**Recorded data**.
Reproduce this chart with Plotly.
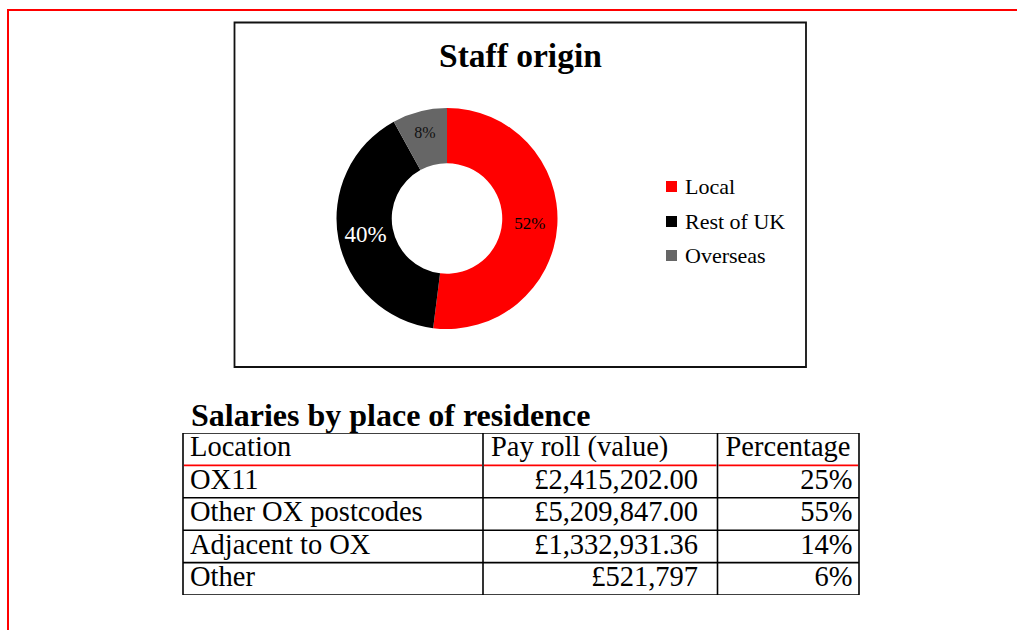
import plotly.graph_objects as go

# ---- Staff origin (donut) ----
origin_labels = ["Local", "Rest of UK", "Overseas"]
origin_values = [52, 40, 8]
origin_colors = ["#ff0000", "#000000", "#666666"]
origin_text_colors = ["#000000", "#ffffff", "#111111"]
origin_text_sizes = [17, 23, 16]

# ---- Salaries by place of residence (table) ----
table_headers = ["Location", "Pay roll (value)", "Percentage"]
locations = ["OX11", "Other OX postcodes", "Adjacent to OX", "Other"]
payroll = ["£2,415,202.00", "£5,209,847.00", "£1,332,931.36", "£521,797"]
percentages = ["25%", "55%", "14%", "6%"]

W, H = 1017, 630
SERIF = "Liberation Serif, Times New Roman, serif"


def px(x):
    return x / W


def py(y):
    return 1 - y / H


fig = go.Figure()

# donut chart
fig.add_trace(go.Pie(
    labels=origin_labels,
    values=origin_values,
    marker=dict(colors=origin_colors, line=dict(width=0)),
    hole=0.5,
    sort=False,
    direction="clockwise",
    rotation=0,
    textinfo="percent",
    textposition="inside",
    insidetextorientation="horizontal",
    textfont=dict(family=SERIF, size=origin_text_sizes, color=origin_text_colors),
    domain=dict(x=[px(336.5), px(557.5)], y=[py(329), py(108)]),
    showlegend=False,
    hoverinfo="label+percent",
))

# table text, laid out on a pixel-wide x axis and a row-index y axis
n_rows = len(locations)
col_edges = [183, 483, 717.5, 859]
header_x = [col_edges[0] + 7, col_edges[1] + 8, col_edges[2] + 8]
body_x = [col_edges[0] + 7, col_edges[2] - 19.5, col_edges[3] - 6.5]
body_pos = ["middle right", "middle left", "middle left"]
body_cols = [locations, payroll, percentages]
cell_font = dict(family=SERIF, size=28.5, color="#000000")

fig.add_trace(go.Scatter(
    x=header_x, y=[0] * len(table_headers), text=table_headers,
    mode="text", textposition="middle right", textfont=cell_font,
    showlegend=False, hoverinfo="skip",
))
for cx, pos, col in zip(body_x, body_pos, body_cols):
    fig.add_trace(go.Scatter(
        x=[cx] * n_rows, y=list(range(1, n_rows + 1)), text=col,
        mode="text", textposition=pos, textfont=cell_font,
        showlegend=False, hoverinfo="skip",
    ))

shapes = []
# table grid (the rule under the header row is red)
for r in range(n_rows + 2):
    y = r - 0.5
    if r == 1:
        continue
    shapes.append(dict(type="line", xref="x", yref="y",
                       x0=col_edges[0], x1=col_edges[-1], y0=y, y1=y,
                       line=dict(color="#000000", width=1.6), layer="above"))
for a, b in zip(col_edges[:-1], col_edges[1:]):
    shapes.append(dict(type="line", xref="x", yref="y",
                       x0=a + 1, x1=b - 1, y0=0.5, y1=0.5,
                       line=dict(color="#ff0000", width=1.6), layer="above"))
for e in col_edges:
    shapes.append(dict(type="line", xref="x", yref="y",
                       x0=e, x1=e, y0=-0.5, y1=n_rows + 0.5,
                       line=dict(color="#000000", width=1.6), layer="above"))

# chart frame
shapes.append(dict(type="rect", xref="paper", yref="paper",
                   x0=px(234.5), x1=px(806), y0=py(367), y1=py(22.5),
                   line=dict(color="#111111", width=1.8)))
# page border
shapes.append(dict(type="line", xref="paper", yref="paper",
                   x0=px(7), x1=1.01, y0=py(10), y1=py(10),
                   line=dict(color="#ff0000", width=2)))
shapes.append(dict(type="line", xref="paper", yref="paper",
                   x0=px(8), x1=px(8), y0=py(9), y1=-0.01,
                   line=dict(color="#ff0000", width=2)))

annotations = [
    dict(text="<b>Staff origin</b>", x=px(520), y=py(55), xref="paper", yref="paper",
         xanchor="center", yanchor="middle", showarrow=False,
         font=dict(family=SERIF, size=33.5, color="#000000")),
    dict(text="<b>Salaries by place of residence</b>", x=px(189), y=py(415),
         xref="paper", yref="paper", xanchor="left", yanchor="middle", showarrow=False,
         font=dict(family=SERIF, size=32, color="#000000")),
]

# legend for the donut
legend_y = [186.5, 221.5, 255.5]
for lab, col, ly in zip(origin_labels, origin_colors, legend_y):
    shapes.append(dict(type="rect", xref="paper", yref="paper",
                       x0=px(666), x1=px(677), y0=py(ly + 5.5), y1=py(ly - 5.5),
                       fillcolor=col, line=dict(width=0)))
    annotations.append(dict(text=lab, x=px(683), y=py(ly), xref="paper", yref="paper",
                            xanchor="left", yanchor="middle", showarrow=False,
                            font=dict(family=SERIF, size=22, color="#000000")))

fig.update_layout(
    width=W, height=H,
    margin=dict(l=0, r=0, t=0, b=0),
    paper_bgcolor="#ffffff", plot_bgcolor="rgba(0,0,0,0)",
    xaxis=dict(range=[0, W], domain=[0, 1], visible=False, fixedrange=True),
    yaxis=dict(range=[n_rows + 0.5, -0.5], domain=[py(595), py(433)],
               visible=False, fixedrange=True),
    shapes=shapes,
    annotations=annotations,
    showlegend=False,
)

fig.write_html("out.html", config={"displayModeBar": False})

**Short task**. Write out exactly the opening lines of the data, stopping after the line that holds "origin_text_sizes = [17, 23, 16]". Exclude pictures.

**Completed exercise**.
Reproduce this chart with Plotly.
import plotly.graph_objects as go

# ---- Staff origin (donut) ----
origin_labels = ["Local", "Rest of UK", "Overseas"]
origin_values = [52, 40, 8]
origin_colors = ["#ff0000", "#000000", "#666666"]
origin_text_colors = ["#000000", "#ffffff", "#111111"]
origin_text_sizes = [17, 23, 16]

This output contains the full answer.